Standard histories of the Indian nationalist struggle, Maclean contends, give overwhelming predominance to Gandhi and his ideology of nonviolent agitation that not only displaces the significance of revolutionaries and their “violent” struggle, but also forecloses an examination of the interface and intersections of the violent and nonviolent strands of the struggle. This point, although valid, is not particularly original. It has been made in different ways in “standard” histories, ranging from Sumit Sarkar’s classic *Modern India* ([source:352]) to Banerjee-Dube’s *A History of Modern India* ([source:349]). Irfan Habib’s *To Make the Deaf Hear* ([source:350]) added a valuable analysis of Bhagat Singh’s thought and ideology, as well as his role in, and impact on, the nationalist struggle at the time Maclean began her work on the subject. Maclean seems to have been intrigued by the lack of fit between the numerous calendars and posters of Bhagat Singh she saw in the bazars of Amritsar, the success of the 2006 film *Rang de Basanti* ([source:351]) that reiterated the nostalgia for and relevance of Bhagat Singh and the revolutionaries, and finally the relative lack of scholarship on Bhagat Singh and his comrades (vii). Even though she acknowledges that revolutionary pressure on Congress leadership is “frequently noted in passing” in important works (7), they amount to no more than a reluctant recognition of violence in the political spectrum on the part of Congress (8). This point about the lack of serious scholarship on the revolutionaries or the Congress-revolutionary interaction seems a bit overstated at times.

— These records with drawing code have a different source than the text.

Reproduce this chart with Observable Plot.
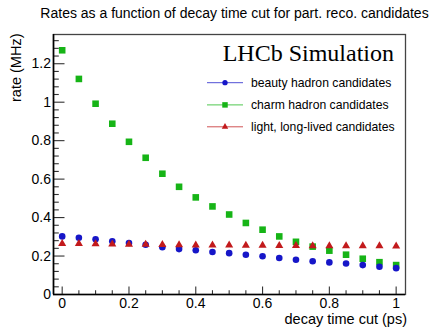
<!DOCTYPE html>
<html>
<head>
<meta charset="utf-8">
<script src="https://cdn.jsdelivr.net/npm/d3@7"></script>
<script src="https://cdn.jsdelivr.net/npm/@observablehq/plot@0.6"></script>
<style>
  html, body { margin: 0; padding: 0; background: #fff; }
  #chart svg { display: block; }
</style>
</head>
<body>
<div id="chart"></div>
<script>
// Decay time cut (ps) and the resulting candidate rates (MHz)
const decayTimeCut = [0, 0.05, 0.1, 0.15, 0.2, 0.25, 0.3, 0.35, 0.4, 0.45, 0.5,
                      0.55, 0.6, 0.65, 0.7, 0.75, 0.8, 0.85, 0.9, 0.95, 1];
const beautyRate = [0.302, 0.295, 0.287, 0.277, 0.268, 0.259, 0.246, 0.236, 0.230, 0.221, 0.215,
                    0.207, 0.199, 0.190, 0.181, 0.173, 0.167, 0.161, 0.153, 0.144, 0.137];
const charmRate = [1.270, 1.121, 0.992, 0.888, 0.794, 0.711, 0.628, 0.560, 0.505, 0.458, 0.416,
                   0.372, 0.337, 0.302, 0.274, 0.249, 0.228, 0.207, 0.186, 0.168, 0.153];
const lightRate = [0.264, 0.264, 0.263, 0.262, 0.261, 0.260, 0.259, 0.258, 0.257, 0.256, 0.256,
                   0.255, 0.255, 0.254, 0.254, 0.253, 0.253, 0.252, 0.252, 0.252, 0.251];

const seriesNames = ["beauty hadron candidates", "charm hadron candidates", "light, long-lived candidates"];
const seriesValues = [beautyRate, charmRate, lightRate];
const seriesSymbols = ["circle", "square", "triangle"];
const seriesColors = ["#1616c8", "#16b416", "#c21a1c"];

const xTicks = [0, 0.2, 0.4, 0.6, 0.8, 1];
const yTicks = [0, 0.2, 0.4, 0.6, 0.8, 1, 1.2];

const titleText = "Rates as a function of decay time cut for part. reco. candidates";
const xLabel = "decay time cut (ps)";
const yLabel = "rate (MHz)";
const stampText = "LHCb Simulation";

// Layout
const W = 430, H = 327;
const margin = {top: 34, right: 25, bottom: 33, left: 53};
const frameW = W - margin.left - margin.right;
const frameH = H - margin.top - margin.bottom;
const xDomain = [-0.026, 1.028];
const yDomain = [0, 1.352];
const sans = "'Liberation Sans', Arial, Helvetica, sans-serif";

const xMinor = d3.range(0, 1.0001, 0.05).filter(v => !xTicks.some(t => Math.abs(t - v) < 1e-9));
const yMinor = d3.range(0, 1.35, 0.04).filter(v => !yTicks.some(t => Math.abs(t - v) < 1e-9));

// Long-format rows for the dots
const rows = seriesNames.flatMap((name, s) =>
  decayTimeCut.map((t, i) => ({series: name, t, rate: seriesValues[s][i], s})));

const majorY = 11.5, minorY = 5.8, majorX = 7.5, minorX = 3.8;
const tickStroke = "#333";

const chart = Plot.plot({
  width: W,
  height: H,
  marginTop: margin.top,
  marginRight: margin.right,
  marginBottom: margin.bottom,
  marginLeft: margin.left,
  style: {fontFamily: sans, fontSize: "14px", background: "#fff", color: "#000"},
  x: {domain: xDomain},
  y: {domain: yDomain},
  marks: [
    Plot.frame({stroke: "#444", strokeWidth: 1.3}),
    // inward ticks on the left axis
    Plot.tickY(yTicks, {y: d => d, stroke: tickStroke, strokeWidth: 1.1, insetRight: frameW - majorY}),
    Plot.tickY(yMinor, {y: d => d, stroke: tickStroke, strokeWidth: 1.1, insetRight: frameW - minorY}),
    // inward ticks on the bottom axis
    Plot.tickX(xTicks, {x: d => d, stroke: tickStroke, strokeWidth: 1.1, insetTop: frameH - majorX}),
    Plot.tickX(xMinor, {x: d => d, stroke: tickStroke, strokeWidth: 1.1, insetTop: frameH - minorX}),
    Plot.ruleY([yDomain[0]], {stroke: "#000", strokeWidth: 1.6}),
    Plot.ruleX([xDomain[0]], {stroke: "#000", strokeWidth: 1.6}),
    Plot.axisY({ticks: yTicks, tickSize: 0, tickPadding: 2.5, label: null, fontSize: 14, tickFormat: d3.format("~g")}),
    Plot.axisX({ticks: xTicks, tickSize: 0, tickPadding: 4, label: null, fontSize: 14, tickFormat: d3.format("~g")}),
    Plot.dot(rows, {
      x: "t", y: "rate",
      symbol: d => seriesSymbols[d.s],
      fill: d => seriesColors[d.s],
      r: d => [3.4, 4.3, 2.8][d.s],
      stroke: "none"
    }),
    Plot.text([titleText], {frameAnchor: "top", textAnchor: "middle", lineAnchor: "bottom",
      dx: 5, dy: -16.5, fontSize: 14, fill: "#000"}),
    Plot.text([stampText], {frameAnchor: "top-right", textAnchor: "end", lineAnchor: "bottom",
      dx: -11.5, dy: 26, fontSize: 24, fontFamily: "'Liberation Serif', 'Times New Roman', serif", fill: "#000"}),
    Plot.text([xLabel], {frameAnchor: "bottom-right", textAnchor: "end", lineAnchor: "bottom",
      dx: 1.5, dy: 29, fontSize: 14.5, fill: "#000"}),
    Plot.text([yLabel], {frameAnchor: "top-left", textAnchor: "end", lineAnchor: "bottom",
      rotate: -90, dx: -33, dy: -1, fontSize: 14.5, fill: "#000"})
  ]
});

// Legend entries: line, marker, label
const svg = d3.select(chart);
const legend = svg.append("g")
  .attr("font-family", sans)
  .attr("font-size", 12.2)
  .attr("text-anchor", "start");
const legendRowY = [82.7, 104.9, 126.8];
const legendSizes = [22, 30, 18];
seriesNames.forEach((name, s) => {
  const row = legend.append("g").attr("transform", `translate(0,${legendRowY[s]})`);
  row.append("line").attr("x1", 207).attr("x2", 243).attr("y1", 0).attr("y2", 0)
    .attr("stroke", seriesColors[s]).attr("stroke-width", 1).attr("stroke-opacity", 0.75);
  row.append("path")
    .attr("transform", "translate(225,0)")
    .attr("d", d3.symbol(d3["symbol" + seriesSymbols[s][0].toUpperCase() + seriesSymbols[s].slice(1)], legendSizes[s])())
    .attr("fill", seriesColors[s]);
  row.append("text")
    .attr("x", 251).attr("y", 0).attr("dy", "0.35em")
    .attr("text-anchor", "start")
    .attr("fill", "#000")
    .text(name);
});

document.getElementById("chart").appendChild(chart);
</script>
</body>
</html>
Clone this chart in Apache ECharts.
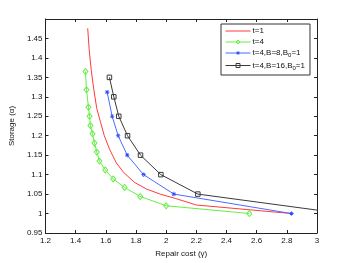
<!DOCTYPE html>
<html><head><meta charset="utf-8">
<script src="https://cdn.jsdelivr.net/npm/echarts@6/dist/echarts.min.js"></script>
<style>html,body{margin:0;padding:0;background:#fff}#c{width:349px;height:263px}</style>
</head><body><div id="c"></div>
<script>
// t=1 (red line)
const t1X = [1.48,1.49,1.503,1.52,1.54,1.565,1.59,1.625,1.67,1.72,1.79,1.87,1.96,2.06,2.2,2.83];
const t1Y = [1.476,1.42,1.37,1.32,1.27,1.235,1.2,1.165,1.13,1.105,1.08,1.063,1.05,1.039,1.022,1.0];
// t=4 (green diamonds)
const t4X = [1.465,1.472,1.485,1.492,1.498,1.512,1.525,1.54,1.558,1.596,1.649,1.724,1.828,2.0,2.551];
const t4Y = [1.365,1.318,1.273,1.25,1.226,1.205,1.181,1.158,1.135,1.112,1.089,1.067,1.044,1.02,1.0];
// t=4,B=8,B0=1 (blue stars)
const b8X = [1.609,1.642,1.682,1.742,1.85,2.051,2.831];
const b8Y = [1.312,1.25,1.2,1.15,1.1,1.05,1.0];
// t=4,B=16,B0=1 (black squares)
const b16X = [1.624,1.653,1.686,1.744,1.83,1.965,2.21,3.17];
const b16Y = [1.35,1.3,1.25,1.2,1.15,1.1,1.05,1.0];

const names = ['t=1','t=4','t=4,B=8,B_0=1','t=4,B=16,B_0=1'];
const xLabel = 'Repair cost (\u03b3)';
const yLabel = 'Storage (\u03b1)';

const zip = (xs, ys) => xs.map((x, i) => [x, ys[i]]);
const FONT = 'Liberation Sans';
const star = 'path://M-1,-0.15L1,-0.15L1,0.15L-1,0.15Z M-0.15,-1L0.15,-1L0.15,1L-0.15,1Z M-0.594,-0.806L0.806,0.594L0.594,0.806L-0.806,-0.594Z M-0.594,0.806L0.806,-0.594L0.594,-0.806L-0.806,0.594Z';
const RED = '#ff3a3a', GREEN = '#66ee44', BLUE = '#4a6cff', BLACK = '#3a3a3a';

const chart = echarts.init(document.getElementById('c'), null, {renderer: 'canvas'});
const axisCommon = {
  axisLine: {show: true, onZero: false, lineStyle: {color: '#222', width: 1}},
  axisTick: {show: true, inside: true, length: 3, lineStyle: {color: '#222'}},
  splitLine: {show: false},
  axisLabel: {color: '#111', fontSize: 8, fontFamily: FONT}
};
const hollow = c => ({color: 'rgba(255,255,255,0)', borderColor: c, borderWidth: 1});
chart.setOption({
  animation: false,
  grid: {left: 45, top: 19, right: 32, bottom: 30, containLabel: false},
  xAxis: [
    Object.assign({}, axisCommon, {type: 'value', min: 1.2, max: 3, interval: 0.2, position: 'bottom',
      name: xLabel, nameLocation: 'middle', nameGap: 13,
      nameTextStyle: {color: '#111', fontSize: 8, fontFamily: FONT},
      axisLabel: Object.assign({}, axisCommon.axisLabel, {margin: 4, formatter: v => String(+v.toFixed(2))})}),
    Object.assign({}, axisCommon, {type: 'value', min: 1.2, max: 3, interval: 0.2, position: 'top',
      axisLabel: {show: false}})
  ],
  yAxis: [
    Object.assign({}, axisCommon, {type: 'value', min: 0.95, max: 1.5, interval: 0.05, position: 'left',
      name: yLabel, nameLocation: 'middle', nameGap: 24,
      nameTextStyle: {color: '#111', fontSize: 8, fontFamily: FONT},
      axisLabel: Object.assign({}, axisCommon.axisLabel, {margin: 3,
        formatter: v => Math.abs(v - 1.5) < 1e-6 ? '' : String(+v.toFixed(2))})}),
    Object.assign({}, axisCommon, {type: 'value', min: 0.95, max: 1.5, interval: 0.05, position: 'right',
      axisLabel: {show: false}})
  ],
  legend: {
    orient: 'vertical', left: 221, top: 24,
    backgroundColor: '#fff', borderColor: '#333', borderWidth: 1,
    padding: [3, 5, 4, 4], itemGap: 3, itemWidth: 25, itemHeight: 5,
    lineStyle: {width: 1},
    data: [
      {name: names[0], itemStyle: {color: 'rgba(0,0,0,0)', borderWidth: 0}},
      {name: names[1], itemStyle: hollow(GREEN)},
      {name: names[2], itemStyle: {color: '#2244ff'}},
      {name: names[3], itemStyle: hollow(BLACK)}
    ],
    formatter: n => {
      const i = n.indexOf('_0');
      if (i < 0) return '{a|' + n + '}';
      return '{a|' + n.slice(0, i) + '}{s|0}{a|' + n.slice(i + 2) + '}';
    },
    textStyle: {fontFamily: FONT, fontSize: 8, color: '#111', padding: [0, 0, 0, -3],
      rich: {a: {fontFamily: FONT, fontSize: 8, color: '#111'},
             s: {fontFamily: FONT, fontSize: 6, color: '#111', padding: [5, 0, 0, 0]}}}
  },
  series: [
    {name: names[0], type: 'line', data: zip(t1X, t1Y), showSymbol: false, symbol: 'none',
     lineStyle: {color: RED, width: 1}, itemStyle: {color: RED}},
    {name: names[1], type: 'line', data: zip(t4X, t4Y), symbol: 'diamond', symbolSize: [5, 6],
     lineStyle: {color: GREEN, width: 1}, itemStyle: hollow(GREEN)},
    {name: names[2], type: 'line', data: zip(b8X, b8Y), symbol: star, symbolSize: 4.5,
     lineStyle: {color: BLUE, width: 1}, itemStyle: {color: '#2244ff'}},
    {name: names[3], type: 'line', data: zip(b16X, b16Y), symbol: 'rect', symbolSize: 4.5,
     lineStyle: {color: BLACK, width: 1}, itemStyle: hollow(BLACK)}
  ]
});
</script></body></html>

The real strength of the book lies not just in what is being said, but also in how it is being said. The unexpected focus on Bhagat Singh’s hat, for instance, and the suggestive insights that come out of it; the incisive comment on the irony of the clandestine, censured, secret, and proscribed activities of the revolutionaries versus their planned public display and circulation of studio portraits in the media on the eve of martyrdom and its lasting implications; the unearthing of the important role played by “marginal” yet crucial characters, such as Durga Devi Vohra; the considered comments on the discrepancies in memories of events recounted by revolutionaries; the deft demonstration of tactical and empathetic overlaps in purpose between important Congress leaders such as the senior and junior Nehru and the revolutionaries in the critical years of 1928–1931, and, most significantly, the urgency brought to Congress’s move towards complete independence (Karachi Congress) by the literal “explosions” occasioned by the revolutionaries leave us with a lot upon which to reflect.
*A Revolutionary History *improves and enriches our understanding of the three-way interaction between the British Raj, the Congress under Gandhi, and the HSRA in the crucial and intermediate “interwar” years. It successfully “positions” the role of violence in the freedom struggle by highlighting the porosity of boundaries between nationalist institutions in the context of a broad anti-British sentiment; a porosity that allowed Congress leaders to work secretly with revolutionaries and brought back many of the surviving revolutionaries into the mainstream of Congress politics after the death of Singh and Azad.
Maclean deserves our praise for her skill in digging up clandestine and proscribed histories, secret and elusive collaboration, and comfort and discomfort inherent in the mutual imbrication of violent and nonviolent anti-imperialism, and in presenting them in a richly layered narrative. The most significant contribution of the work perhaps lies in its astute demonstration of the centrality of the “visual” in the “unarchived” material she analyzes, a centrality that transforms our understandings of the past and the present, history and politics, and enables the writing of histories from a “post-subaltern” perspective.